Stated exercise
Copy exactly the lines from the beginning of the data down to and including the line holding "139.865, 139.881, 139.892]", without any pictures.

○ ○ ○ ○ ○ ○ ○

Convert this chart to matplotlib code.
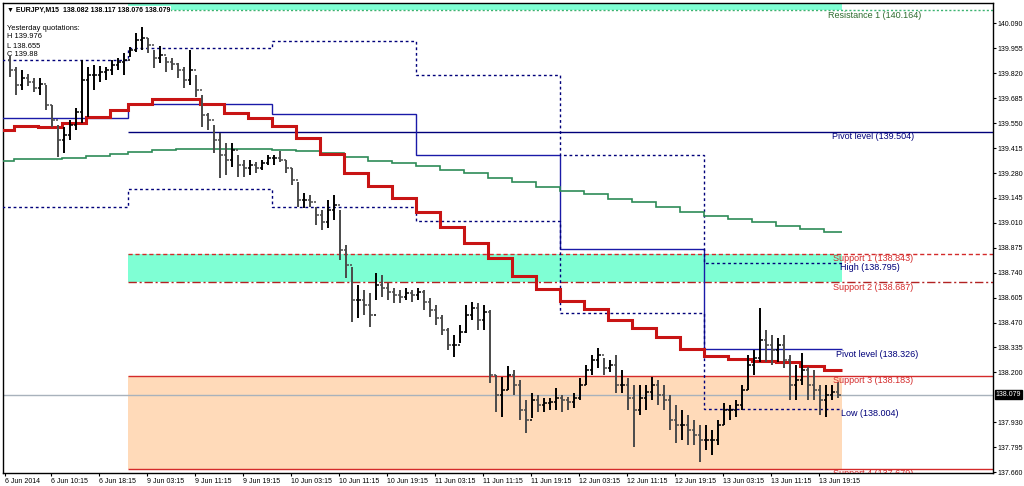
import matplotlib
matplotlib.use("Agg")
import matplotlib.pyplot as plt
import numpy as np

# EURJPY price, one bar per hour, per trading day
fri6_high = [139.914, 139.854, 139.838, 139.816, 139.794, 139.794, 139.757, 139.648, 139.540, 139.529,
             139.567, 139.632, 139.892, 139.854, 139.865, 139.859, 139.854, 139.892, 139.903, 139.930]
fri6_low = [139.800, 139.702, 139.729, 139.751, 139.719, 139.702, 139.621, 139.529, 139.366, 139.388,
            139.459, 139.513, 139.551, 139.583, 139.729, 139.773, 139.784, 139.811, 139.838, 139.811]
fri6_close = [139.838, 139.757, 139.794, 139.773, 139.740, 139.762, 139.648, 139.567, 139.459, 139.486,
              139.540, 139.610, 139.784, 139.811, 139.811, 139.827, 139.838, 139.865, 139.881, 139.892]

mon_high = [139.962, 140.038, 140.071, 140.011, 139.946, 139.968, 139.908, 139.903, 139.876, 139.854, 139.946, 139.811,
            139.702, 139.605, 139.540, 139.496, 139.442, 139.442, 139.377, 139.350, 139.350, 139.339, 139.350, 139.377]
mon_low = [139.908, 139.935, 139.946, 139.930, 139.849, 139.876, 139.827, 139.838, 139.794, 139.740, 139.757, 139.692,
           139.529, 139.513, 139.388, 139.253, 139.269, 139.312, 139.258, 139.258, 139.269, 139.280, 139.296, 139.323]
mon_close = [139.946, 140.000, 140.011, 139.973, 139.903, 139.919, 139.881, 139.870, 139.838, 139.784, 139.838, 139.729,
             139.594, 139.567, 139.459, 139.377, 139.350, 139.404, 139.323, 139.307, 139.323, 139.307, 139.334, 139.361]

tue_high = [139.377, 139.399, 139.350, 139.307, 139.231, 139.171, 139.161, 139.096, 139.079, 139.134, 139.161, 139.079,
            138.890, 138.771, 138.673, 138.646, 138.630, 138.738, 138.727, 138.684, 138.657, 138.646, 138.657, 138.646]
tue_low = [139.323, 139.339, 139.280, 139.215, 139.096, 139.090, 139.096, 138.998, 138.971, 138.982, 139.025, 138.809,
           138.711, 138.473, 138.494, 138.511, 138.446, 138.592, 138.608, 138.592, 138.576, 138.576, 138.592, 138.581]
tue_close = [139.361, 139.350, 139.307, 139.242, 139.134, 139.134, 139.123, 139.052, 139.014, 139.079, 139.107, 138.863,
             138.781, 138.592, 138.592, 138.565, 138.511, 138.673, 138.657, 138.635, 138.619, 138.608, 138.630, 138.619]

wed_high = [138.657, 138.646, 138.603, 138.565, 138.511, 138.440, 138.402, 138.457, 138.565, 138.581, 138.576, 138.565,
            138.538, 138.186, 138.175, 138.234, 138.213, 138.159, 138.050, 138.088, 138.077, 138.061, 138.061, 138.115]
wed_low = [138.592, 138.538, 138.500, 138.457, 138.402, 138.321, 138.283, 138.359, 138.413, 138.484, 138.429, 138.429,
           138.142, 137.985, 137.958, 138.104, 138.077, 137.942, 137.871, 137.953, 137.985, 137.985, 137.996, 137.996]
wed_close = [138.635, 138.581, 138.538, 138.494, 138.429, 138.348, 138.348, 138.419, 138.511, 138.549, 138.484, 138.527,
             138.186, 138.077, 138.104, 138.186, 138.131, 137.996, 137.942, 138.050, 138.023, 138.034, 138.039, 138.061]

thu_high = [138.077, 138.066, 138.088, 138.169, 138.240, 138.294, 138.332, 138.278, 138.267, 138.294, 138.213, 138.169,
            138.131, 138.131, 138.131, 138.175, 138.159, 138.131, 138.077, 138.023, 137.996, 137.969, 137.942, 137.915]
thu_low = [137.985, 137.996, 138.007, 138.050, 138.131, 138.186, 138.224, 138.186, 138.202, 138.088, 138.088, 137.996,
           137.796, 137.969, 137.996, 138.050, 138.023, 137.996, 137.888, 137.817, 137.834, 137.806, 137.806, 137.714]
thu_close = [138.050, 138.039, 138.061, 138.131, 138.213, 138.267, 138.294, 138.224, 138.240, 138.131, 138.131, 138.061,
             137.996, 138.061, 138.094, 138.131, 138.077, 138.050, 137.942, 137.915, 137.915, 137.888, 137.861, 137.834]

fri13_high = [137.915, 137.888, 137.942, 138.034, 138.023, 138.050, 138.131, 138.294, 138.321, 138.549, 138.429, 138.402,
              138.386, 138.402, 138.294, 138.240, 138.305, 138.229, 138.213, 138.131, 138.131, 138.131, 138.148]
fri13_low = [137.779, 137.752, 137.806, 137.915, 137.942, 137.958, 137.996, 138.104, 138.186, 138.256, 138.256, 138.240,
             138.256, 138.224, 138.050, 138.050, 138.131, 138.050, 138.050, 137.969, 137.958, 138.050, 138.061]
fri13_close = [137.834, 137.834, 137.915, 137.996, 137.996, 138.023, 138.104, 138.240, 138.278, 138.375, 138.348, 138.321,
               138.348, 138.267, 138.131, 138.159, 138.213, 138.131, 138.104, 138.050, 138.077, 138.094, 138.079]
first_open = 139.892

# daily levels (step lines), edges are M15 bar numbers
day_edges = [-2, 82, 178, 274, 370, 466, 558]
pivot_daily = [139.578, 139.654, 139.599, 139.377, 138.868, 138.326]
prev_high = [139.892, 139.957, 139.995, 139.811, 139.377, 138.795]
prev_low = [139.096, 139.193, 139.096, 139.020, 138.521, 138.004]

# 4-hour step averages
h4_edges = [-2, 6, 22, 38, 54, 70] + list(range(82, 547, 16)) + [558]
red_ma = [139.513, 139.536, 139.531, 139.552, 139.585, 139.621,
          139.654, 139.681, 139.683, 139.652, 139.606, 139.580,
          139.534, 139.471, 139.383, 139.281, 139.209, 139.143,
          139.067, 138.989, 138.902, 138.817, 138.722, 138.650,
          138.586, 138.543, 138.483, 138.442, 138.393, 138.325,
          138.288, 138.275, 138.264, 138.258, 138.234, 138.213]
green_ma = [139.345, 139.354, 139.354, 139.361, 139.372, 139.383,
            139.395, 139.404, 139.411, 139.410, 139.410, 139.410,
            139.406, 139.400, 139.386, 139.365, 139.345, 139.334,
            139.319, 139.298, 139.278, 139.254, 139.229, 139.206,
            139.181, 139.166, 139.139, 139.121, 139.094, 139.070,
            139.047, 139.031, 139.016, 138.994, 138.978, 138.959]

# weekly levels
resistance1 = 140.164
pivot_week = 139.504
support1 = 138.843
support2 = 138.687
support3 = 138.183
support4 = 137.679
last_price = 138.079

xtick_pos = [0, 31, 63, 95, 127, 159, 191, 223, 255, 287, 319, 351, 383, 415, 447, 479, 511, 543]
xtick_labels = ["6 Jun 2014", "6 Jun 10:15", "6 Jun 18:15", "9 Jun 03:15", "9 Jun 11:15", "9 Jun 19:15",
                "10 Jun 03:15", "10 Jun 11:15", "10 Jun 19:15", "11 Jun 03:15", "11 Jun 11:15", "11 Jun 19:15",
                "12 Jun 03:15", "12 Jun 11:15", "12 Jun 19:15", "13 Jun 03:15", "13 Jun 11:15", "13 Jun 19:15"]
ytick_vals = [140.090, 139.955, 139.820, 139.685, 139.550, 139.415, 139.280, 139.145, 139.010, 138.875,
              138.740, 138.605, 138.470, 138.335, 138.200, 137.930, 137.795, 137.660]

NAVY = "#00007a"
RED = "#d42a2a"
FONT = ["Liberation Sans", "DejaVu Sans"]

high = np.array(fri6_high + mon_high + tue_high + wed_high + thu_high + fri13_high)
low = np.array(fri6_low + mon_low + tue_low + wed_low + thu_low + fri13_low)
close = np.array(fri6_close + mon_close + tue_close + wed_close + thu_close + fri13_close)
opens = np.r_[first_open, close[:-1]]
xs = 3.5 + 4 * np.arange(len(high))

fig = plt.figure(figsize=(10.24, 4.86), dpi=100)
ax = fig.add_axes([3 / 1024, 13 / 486, 990 / 1024, 470 / 486])
ax.set_xlim(-1.33, 658.7)
ax.set_ylim(137.655, 140.201)

week_start, week_end = day_edges[1], day_edges[-1]

# zones
ax.fill_between([week_start, week_end], support2, support1, color="#7fffd4", lw=0, zorder=0)
ax.fill_between([week_start, week_end], support4, support3, color="#ffdab9", lw=0, zorder=0)
ax.fill_between([week_start, week_end], resistance1, 140.30, color="#7fffd4", lw=0, zorder=0)

# weekly level lines
right = 660
ax.hlines(resistance1, week_start, right, color="#3cb371", lw=1, linestyles=(0, (1.5, 1.5)), zorder=2)
ax.hlines(pivot_week, week_start, right, color=NAVY, lw=1, zorder=2)
ax.hlines(support1, week_start, right, color=RED, lw=1, linestyles=(0, (3, 2)), zorder=2)
ax.hlines(support2, week_start, right, color="#b22222", lw=1, linestyles=(0, (6, 2, 1.5, 2)), zorder=2)
ax.hlines(support3, week_start, right, color=RED, lw=1, zorder=2)
ax.hlines(support4, week_start, right, color=RED, lw=1, zorder=2)
ax.axhline(last_price, color="#a8b2bc", lw=1, zorder=1)

# daily pivot / previous high-low
ax.stairs(pivot_daily, day_edges, baseline=None, color="#1a1aa8", lw=1, zorder=3)
ax.stairs(prev_high, day_edges, baseline=None, color=NAVY, lw=1, linestyle=(0, (2, 2)), zorder=3)
ax.stairs(prev_low, day_edges, baseline=None, color=NAVY, lw=1, linestyle=(0, (2, 2)), zorder=3)

# averages
ax.stairs(green_ma, h4_edges, baseline=None, color="#2e8b57", lw=1.2, zorder=3)
ax.stairs(red_ma, h4_edges, baseline=None, color="#c81414", lw=2.2, zorder=3)

# price bars
bar_col = np.where(close >= opens, "black", "#4a4a4a")
ax.vlines(xs, low, high, colors=bar_col, lw=1.4, zorder=4)
ax.hlines(opens, xs - 1.7, xs, colors=bar_col, lw=1.1, zorder=4)
ax.hlines(close, xs, xs + 1.7, colors=bar_col, lw=1.1, zorder=4)

# object labels
labels = [
    (548.7, resistance1, "Resistance 1 (140.164)", "#2e6b2e"),
    (551.3, pivot_week, "Pivot level (139.504)", NAVY),
    (552, support1, "Support 1 (138.843)", RED),
    (556.7, prev_high[-1], "High (138.795)", NAVY),
    (552, support2, "Support 2 (138.687)", RED),
    (554, pivot_daily[-1], "Pivot level (138.326)", NAVY),
    (552, support3, "Support 3 (138.183)", RED),
    (557.3, prev_low[-1], "Low (138.004)", NAVY),
    (552, support4, "Support 4 (137.679)", RED),
]
for x, y, s, c in labels:
    ax.text(x, y - 0.004, s, color=c, fontsize=6.5, family=FONT, va="top", ha="left", zorder=6, clip_on=True)

# axes styling
for sp in ax.spines.values():
    sp.set_color("black")
    sp.set_linewidth(1)
ax.yaxis.tick_right()
ax.set_yticks(ytick_vals)
ax.set_yticklabels([f"{v:.3f}" for v in ytick_vals])
ax.set_xticks(xtick_pos)
ax.set_xticklabels(xtick_labels)
ax.tick_params(axis="both", direction="out", length=2.5, width=0.8, labelsize=5, pad=1)
for lab in ax.get_xticklabels():
    lab.set_ha("left")
    lab.set_family(FONT)
for lab in ax.get_yticklabels():
    lab.set_family(FONT)

# current price tag
ax.annotate(f"{last_price:.3f}", xy=(1.0, last_price), xycoords=("axes fraction", "data"),
            xytext=(2, 0), textcoords="offset points", va="center", ha="left",
            fontsize=5, family=FONT, color="white",
            bbox=dict(boxstyle="square,pad=0.15", fc="black", ec="black"), annotation_clip=False)

# header
fig.text(7 / 1024, 1 - 10 / 486, "\u25bc EURJPY,M15  138.082 138.117 138.076 138.079", fontsize=5.0,
         family=FONT, fontweight="bold", va="center", ha="left",
         bbox=dict(boxstyle="square,pad=0.1", fc="white", ec="none"), zorder=10)
info = ["Yesterday quotations:", "H 139.976", "L 138.655", "C 139.88"]
for n, s in enumerate(info):
    fig.text(7 / 1024, 1 - (28 + 9 * n) / 486, s, fontsize=5.4, family=FONT, va="center", ha="left")

fig.savefig("out.png", dpi=100)
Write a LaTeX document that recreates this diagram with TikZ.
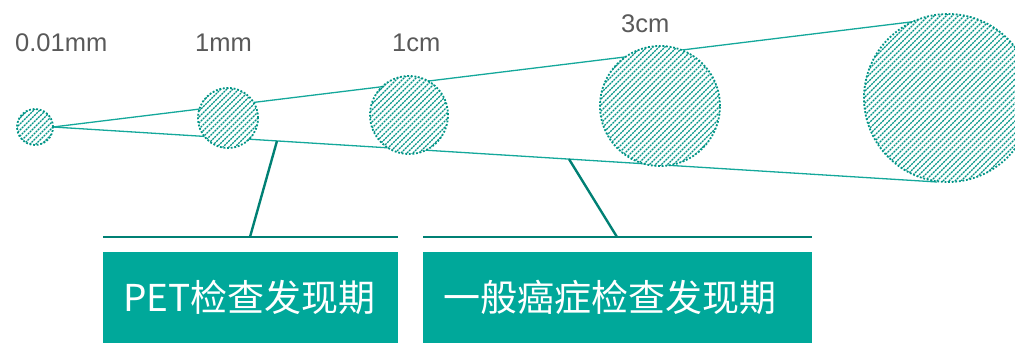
\documentclass[tikz,border=0pt]{standalone}
\usepackage{fontspec}
\setmainfont{Liberation Sans}
\newfontfamily\cjk{Noto Sans CJK SC}
\usetikzlibrary{calc}
\definecolor{tealbox}{RGB}{0,168,154}
\definecolor{tealline}{RGB}{20,168,155}
\definecolor{tealdark}{RGB}{0,128,116}
\definecolor{tealhatch}{RGB}{0,148,134}
\definecolor{labelgray}{RGB}{89,89,89}
\tikzset{
  hatchdot/.style={draw=tealhatch, line width=1.4pt, dash pattern=on 2pt off 0.9pt},
  blob/.style={circle, inner sep=0pt, outer sep=0pt, minimum size=#1, fill=white,
    draw=tealhatch, line width=1.8pt, dash pattern=on 1.8pt off 1.8pt,
    path picture={
      \foreach \k in {-35,...,35}{
        \draw[hatchdot] ($(path picture bounding box.center)+(\k*6-200,200)$) -- ++(400,-400);
      }
    }},
  sizelabel/.style={anchor=base west, inner sep=0pt, text=labelgray, font=\fontsize{25.5}{25.5}\selectfont},
  thinline/.style={draw=tealline, line width=1.3pt},
  leader/.style={draw=tealdark, line width=2.4pt},
  stagebox/.style={fill=tealbox, text=white, anchor=north west, inner xsep=20pt, inner ysep=0pt,
    minimum height=91pt, align=left, font=\cjk\fontsize{37}{37}\selectfont}
}
\begin{document}
\begin{tikzpicture}[x=1pt,y=-1pt]
\useasboundingbox (0,0) rectangle (1015,344);
% rays
\coordinate (apex) at (53,127);
\coordinate (topend) at (927,20);
\coordinate (botend) at (937,182);
\draw[thinline] (apex) -- (topend);
\draw[thinline] (apex) -- (botend);
% circles
\node[blob=36pt] (c1) at (35,127) {};
\node[blob=60pt] (c2) at (228,118) {};
\node[blob=78pt] (c3) at (409,115) {};
\node[blob=120pt] (c4) at (660,106) {};
\node[blob=168pt] (c5) at (948,98) {};
% labels
\node[sizelabel] (l1) at (15,52) {0.01mm};
\node[sizelabel] (l2) at (195,52) {1mm};
\node[sizelabel] (l3) at (392,52) {1cm};
\node[sizelabel] (l4) at (621,33) {3cm};
% bars and leaders
\coordinate (b1l) at (103,237);
\coordinate (b1r) at (398,237);
\coordinate (b2l) at (423,237);
\coordinate (b2r) at (812,237);
\draw[leader] (b1l) -- (b1r);
\draw[leader] (b2l) -- (b2r);
\coordinate (p1) at ($(apex)!{(277-53)/(937-53)}!(botend)$);
\coordinate (p2) at ($(apex)!{(569-53)/(937-53)}!(botend)$);
\coordinate (q1) at (250,237);
\coordinate (q2) at (617,237);
\draw[leader] (p1) -- (q1);
\draw[leader] (p2) -- (q2);
% boxes
\node[stagebox, text width=255pt] (s1) at (103,252) {PET检查发现期};
\node[stagebox, text width=349pt] (s2) at (423,252) {一般癌症检查发现期};
\end{tikzpicture}
\end{document}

○ ○ ○ ○ ○ ○ ○

Response
Convert this chart to matplotlib code.
import matplotlib
matplotlib.use("Agg")
import matplotlib.pyplot as plt
import numpy as np

# EURJPY price, one bar per hour, per trading day
fri6_high = [139.914, 139.854, 139.838, 139.816, 139.794, 139.794, 139.757, 139.648, 139.540, 139.529,
             139.567, 139.632, 139.892, 139.854, 139.865, 139.859, 139.854, 139.892, 139.903, 139.930]
fri6_low = [139.800, 139.702, 139.729, 139.751, 139.719, 139.702, 139.621, 139.529, 139.366, 139.388,
            139.459, 139.513, 139.551, 139.583, 139.729, 139.773, 139.784, 139.811, 139.838, 139.811]
fri6_close = [139.838, 139.757, 139.794, 139.773, 139.740, 139.762, 139.648, 139.567, 139.459, 139.486,
              139.540, 139.610, 139.784, 139.811, 139.811, 139.827, 139.838, 139.865, 139.881, 139.892]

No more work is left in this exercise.